While House Democratic leadership nominally supports all incumbents, including Bowman, they have not campaigned for him or opposed AIPAC's massive spending to oust him, Punchbowl News reported. And on Tuesday, Democrats in New York's 16th Congressional District rejected Bowman, nominating Westchester County Mayor George Latimer for the Democratic-dominated district.
Democrats' ability to stand up to extremism doesn't necessarily make them more honorable than Republicans. It's also a matter of math: Gallup polls show that 72% of Republicans identify as conservative, while only 27% identify as moderate or liberal. But among Democrats, the numbers are more evenly split: 54% are liberal, and 46% are moderate or conservative.
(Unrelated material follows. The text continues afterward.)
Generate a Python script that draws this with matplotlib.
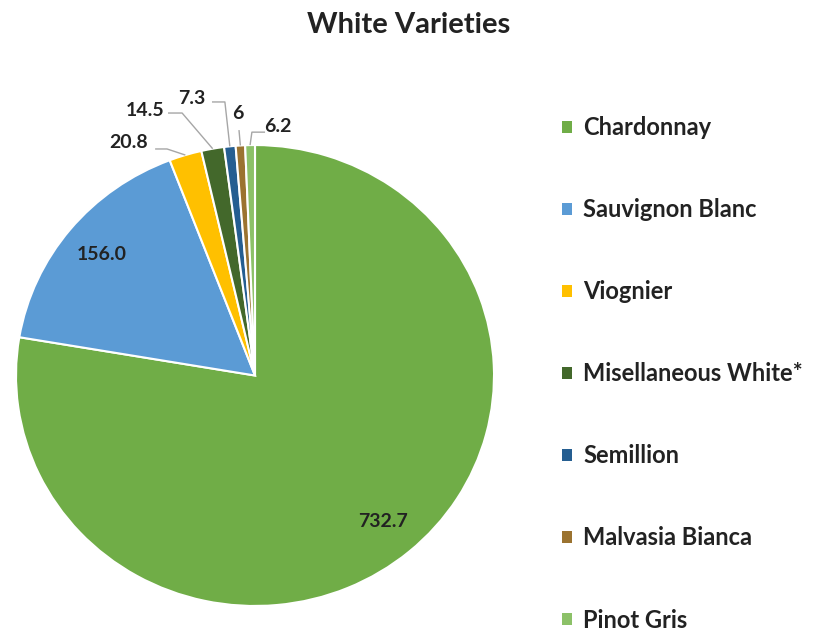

These numbers make it harder for extremists to win Democratic primaries. They explain why the group of far-left Democrats informally known as “the Squad” in the House of Representatives has fewer than 10 members (including Bowman), while its far-right counterpart, the House Freedom Caucus, has about four times as many members. In contrast to Squad members Bowman and Rep. Cori Bush (D-Missouri), who will face tough primary opponents in August, Freedom Caucus firebrand Rep. Lauren Boebert (R-Colo.) won her primary handily on Tuesday night. The only member of the Freedom Caucus who could lose the primary (pending a recount) is Chairman Bob Good (R-Va.), but he is trailing another election-denying extremist backed by President Trump.
Bowman will soon be gone. And that's fine. There will surely be more like him. The right doesn't have a monopoly on tyrants and demagogues. But in a time when the country is losing its mind, it's an encouraging sign that there are still significant groups on the left who are willing to say “Fuck it.”